The fruit fermented, the sweet flesh would turn sour.
I always felt like crying. It wasn’t fair
That all the lovely canfuls smelt of rot.
Each year I hoped they’d keep, knew they would not.
So, what has this got to do with maintaining good relationships?
Basic ingredients for maintaining good relationships
Think about what works for you and the other person in the relationship. Here are three key ingredients.

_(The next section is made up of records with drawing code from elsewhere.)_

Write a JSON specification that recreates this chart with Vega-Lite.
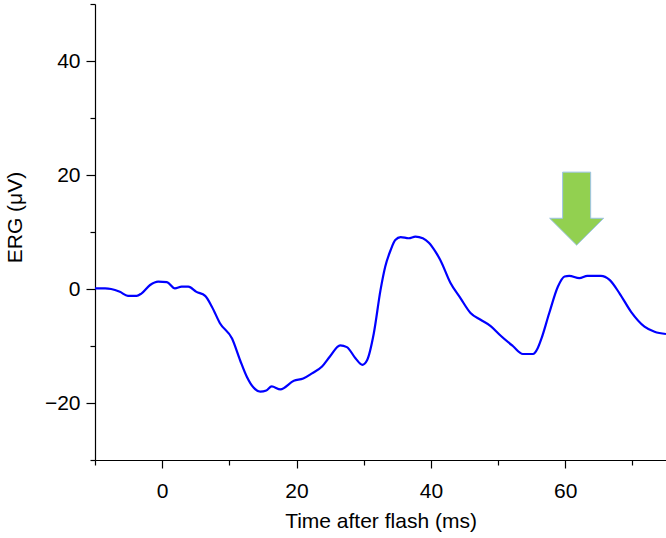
{
  "$schema": "https://vega.github.io/schema/vega-lite/v6.json",
  "width": 571,
  "height": 456,
  "autosize": "none",
  "padding": {"left": 95, "top": 4, "right": 0, "bottom": 78},
  "background": "white",
  "config": {
    "view": {"stroke": null},
    "axis": {
      "labelFont": "Liberation Sans",
      "titleFont": "Liberation Sans",
      "labelFontSize": 21,
      "titleFontSize": 21,
      "titleFontWeight": "normal",
      "labelColor": "black",
      "titleColor": "black",
      "domainColor": "black",
      "tickColor": "black",
      "domainWidth": 1.2,
      "tickWidth": 1.2,
      "grid": false
    }
  },
  "datasets": {
    "erg": [
      {"t": -10, "v": 0.1}, {"t": -8.5, "v": 0.1}, {"t": -7.6, "v": 0}, {"t": -6.3, "v": -0.5},
      {"t": -5.1, "v": -1.2}, {"t": -3.8, "v": -1.2}, {"t": -3.1, "v": -0.8}, {"t": -1.8, "v": 0.7},
      {"t": -0.6, "v": 1.3}, {"t": 0.7, "v": 1.2}, {"t": 1.9, "v": 0.1}, {"t": 2.9, "v": 0.4},
      {"t": 3.9, "v": 0.4}, {"t": 5.1, "v": -0.5}, {"t": 6.4, "v": -1.2}, {"t": 7.4, "v": -3.1},
      {"t": 8.6, "v": -6.0}, {"t": 10.4, "v": -8.7}, {"t": 11.6, "v": -12.5}, {"t": 12.6, "v": -15.4},
      {"t": 13.6, "v": -17.3}, {"t": 14.6, "v": -18.0}, {"t": 15.5, "v": -17.8}, {"t": 16.3, "v": -17.1},
      {"t": 17.6, "v": -17.6}, {"t": 19.6, "v": -16.1}, {"t": 21.0, "v": -15.7}, {"t": 22.3, "v": -14.8},
      {"t": 23.8, "v": -13.6}, {"t": 25.0, "v": -11.8}, {"t": 26.5, "v": -9.9}, {"t": 27.5, "v": -10.2},
      {"t": 28.8, "v": -12.2}, {"t": 29.8, "v": -13.3}, {"t": 30.5, "v": -12.5}, {"t": 31.5, "v": -7.8},
      {"t": 32.5, "v": -0.2}, {"t": 33.2, "v": 3.9}, {"t": 34.0, "v": 6.8}, {"t": 34.7, "v": 8.6},
      {"t": 35.5, "v": 9.1}, {"t": 36.7, "v": 8.9}, {"t": 37.7, "v": 9.2}, {"t": 38.8, "v": 8.9},
      {"t": 39.7, "v": 8.1}, {"t": 40.7, "v": 6.5}, {"t": 41.4, "v": 5.1}, {"t": 42.9, "v": 1.1},
      {"t": 44.4, "v": -1.6}, {"t": 45.9, "v": -4.2}, {"t": 47.4, "v": -5.4}, {"t": 48.9, "v": -6.5},
      {"t": 50.4, "v": -8.2}, {"t": 52.2, "v": -10.0}, {"t": 53.7, "v": -11.4}, {"t": 55.2, "v": -11.4},
      {"t": 55.9, "v": -10.4}, {"t": 56.4, "v": -8.9}, {"t": 57.6, "v": -4.3}, {"t": 58.9, "v": 0.4},
      {"t": 59.9, "v": 2.2}, {"t": 60.6, "v": 2.3}, {"t": 62.1, "v": 1.9}, {"t": 63.3, "v": 2.3},
      {"t": 65.3, "v": 2.3}, {"t": 66.6, "v": 1.6}, {"t": 68.1, "v": -0.8}, {"t": 69.8, "v": -4.0},
      {"t": 71.8, "v": -6.6}, {"t": 73.3, "v": -7.5}, {"t": 75.0, "v": -7.9}
    ],
    "arrow": [{"t": 61.7, "v": 14.1}]
  },
  "layer": [
    {
      "data": {"name": "erg"},
      "mark": {"type": "line", "color": "#0000ff", "strokeWidth": 2.2, "interpolate": "monotone", "clip": true},
      "encoding": {
        "x": {
          "field": "t", "type": "quantitative",
          "scale": {"domain": [-10, 75], "nice": false, "zero": false},
          "axis": {
            "title": "Time after flash (ms)",
            "values": [-10, 0, 10, 20, 30, 40, 50, 60, 70],
            "labelExpr": "datum.value % 20 === 0 ? datum.label : ''",
            "tickSize": {"condition": {"test": "datum.value % 20 === 0", "value": 8}, "value": 5},
            "labelPadding": 12,
            "labelFlush": false,
            "titlePadding": 9
          }
        },
        "y": {
          "field": "v", "type": "quantitative",
          "scale": {"domain": [-30, 50], "nice": false, "zero": false},
          "axis": {
            "title": "ERG (μV)",
            "titleY": 213,
            "values": [-30, -20, -10, 0, 10, 20, 30, 40, 50],
            "labelExpr": "datum.value % 20 === 0 && datum.value > -30 && datum.value < 50 ? datum.label : ''",
            "tickSize": {"condition": {"test": "datum.value % 20 === 0", "value": 9}, "value": 5},
            "labelPadding": 6,
            "labelFlush": false,
            "titlePadding": 19
          }
        }
      }
    },
    {
      "data": {"name": "arrow"},
      "mark": {
        "type": "point",
        "filled": true,
        "shape": "M -0.384 -1 L 0.384 -1 L 0.384 0.264 L 0.74 0.264 L 0 1 L -0.74 0.264 L -0.384 0.264 Z",
        "size": 5329,
        "fill": "#92d050",
        "stroke": "#9dc3e6",
        "strokeWidth": 1,
        "opacity": 1
      },
      "encoding": {
        "x": {"field": "t", "type": "quantitative"},
        "y": {"field": "v", "type": "quantitative"}
      }
    }
  ]
}
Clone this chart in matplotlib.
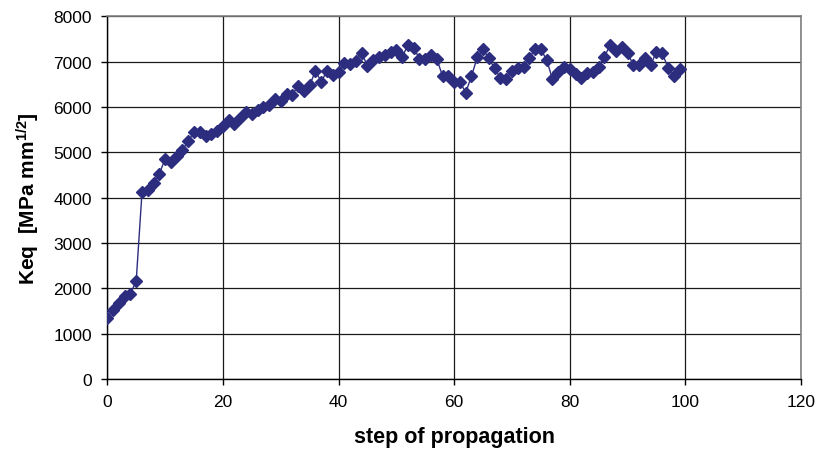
import matplotlib
matplotlib.use("Agg")
import matplotlib.pyplot as plt

plt.rcParams['font.family'] = ['Liberation Sans', 'DejaVu Sans']
plt.rcParams['mathtext.fontset'] = 'custom'
plt.rcParams['mathtext.rm'] = 'Liberation Sans:bold'
plt.rcParams['mathtext.bf'] = 'Liberation Sans:bold'
plt.rcParams['mathtext.default'] = 'bf'

# equivalent stress intensity per propagation step
steps = list(range(100))
keq = [
    1346, 1522, 1684, 1838, 1875, 2169, 4118, 4169, 4324, 4529,
    4853, 4779, 4912, 5051, 5250, 5441, 5456, 5368, 5412, 5463,
    5574, 5706, 5632, 5757, 5882, 5838, 5941, 6000, 6051, 6176,
    6132, 6279, 6272, 6463, 6360, 6478, 6794, 6559, 6794, 6706,
    6775, 6975, 6941, 7015, 7185, 6911, 7037, 7096, 7148, 7222,
    7252, 7096, 7370, 7311, 7059, 7059, 7148, 7059, 6681, 6681,
    6541, 6556, 6319, 6681, 7096, 7274, 7074, 6852, 6644, 6625,
    6800, 6862, 6885, 7089, 7274, 7274, 7037, 6622, 6778, 6889,
    6837, 6719, 6644, 6741, 6778, 6889, 7111, 7370, 7244, 7333,
    7193, 6926, 6926, 7089, 6926, 7222, 7185, 6867, 6674, 6837,
]

xticks = [0, 20, 40, 60, 80, 100, 120]
yticks = [0, 1000, 2000, 3000, 4000, 5000, 6000, 7000, 8000]

navy = '#2d2d80'

fig = plt.figure(figsize=(8.18, 4.56), dpi=100)
ax = fig.add_axes([0.1312, 0.1667, 0.848, 0.7953])

ax.plot(steps, keq, color=navy, linewidth=1.0, marker='D',
        markersize=5.8, markerfacecolor=navy, markeredgecolor=navy, zorder=3)

ax.set_xlim(0, 120)
ax.set_ylim(0, 8000)
ax.set_xticks(xticks)
ax.set_yticks(yticks)
ax.grid(True, color='#1a1a1a', linewidth=0.9)
ax.set_axisbelow(True)

for side in ('top', 'right'):
    ax.spines[side].set_color('#808080')
    ax.spines[side].set_linewidth(1.2)
for side in ('left', 'bottom'):
    ax.spines[side].set_color('black')
    ax.spines[side].set_linewidth(1.0)

ax.tick_params(direction='out', length=4, width=1, labelsize=12.5, pad=7)

ax.set_xlabel('step of propagation', fontsize=15.5, fontweight='bold', labelpad=12)
ax.set_ylabel('Keq  [MPa mm$^{1/2}$]', fontsize=15, fontweight='bold', labelpad=8)

fig.savefig('out.png', dpi=100)
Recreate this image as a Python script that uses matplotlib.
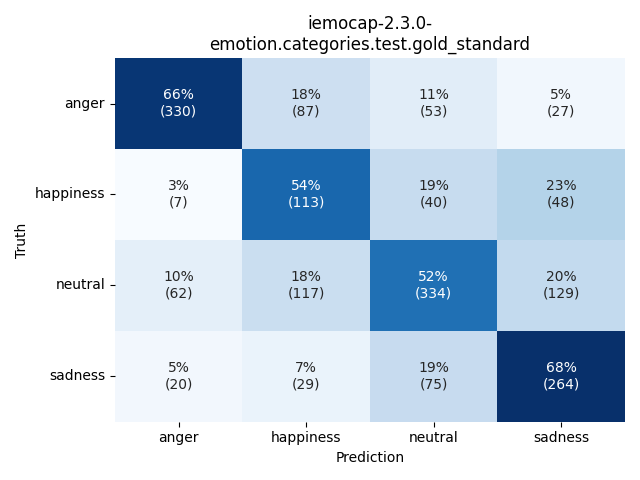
import numpy as np
import matplotlib
matplotlib.use("Agg")
import matplotlib.pyplot as plt
import seaborn as sns

# ── Data ───────────────────────────────────────────────────────────────────
labels = ["anger", "happiness", "neutral", "sadness"]
counts = np.array([
    [330, 87, 53, 27],
    [7, 113, 40, 48],
    [62, 117, 334, 129],
    [20, 29, 75, 264],
])

# row-normalised percentages
pct = 100 * counts / counts.sum(axis=1, keepdims=True)
annot = np.array([[f"{p:.0f}%\n({c})" for p, c in zip(prow, crow)]
                  for prow, crow in zip(pct, counts)])

# ── Plot ───────────────────────────────────────────────────────────────────
fig, ax = plt.subplots(figsize=(6.4, 4.8))
sns.heatmap(pct, annot=annot, fmt="", cmap="Blues", cbar=False,
            xticklabels=labels, yticklabels=labels, ax=ax)
ax.set_xlabel("Prediction")
ax.set_ylabel("Truth")
ax.set_title("iemocap-2.3.0-\nemotion.categories.test.gold_standard")
plt.yticks(rotation=0)
plt.tight_layout()
fig.savefig("out.png", dpi=100)
plt.close(fig)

You can’t have a relationship if you aren’t present. Physical presence does help, but it isn’t essential. What is essential is being present in the sense of being aware of the other person. When you are talking to them on the phone, don’t multitask, just listen. Research shows that spoken words only account for 30 -35% of the meaning. The rest is transmitted through nonverbal communication that only can be detected through visual and auditory listening (Birdwhistell, 1970) So if you aren’t really present, you are missing out on most of the meaning. So start paying attention. Say hello when someone comes in, say goodbye when they leave. Keep in touch even when there isn’t anything specific to say, just to reconnect. Make time for just talking.
When was the last time you noticed something good about the other person and told them so? We often assume that people know we appreciate them or make vague comments about how great they are. It’s better to be specific. Notice something particular that the other person did that you found helpful or encouraging and tell them the impact it had on you. It may feel a bit “icky” at first. If it is meaningful, specific, appropriate, sincere and timely, it will build a stronger relationship.
Trust is made up of thousands of tiny strands of words, deeds, thoughts. Behaving in a consistent, principled way builds trust. Be your best self with people whether you have known them for ever or for a moment.
Take the time not just to collect relationships but to preserve them and you will enjoy the benefits!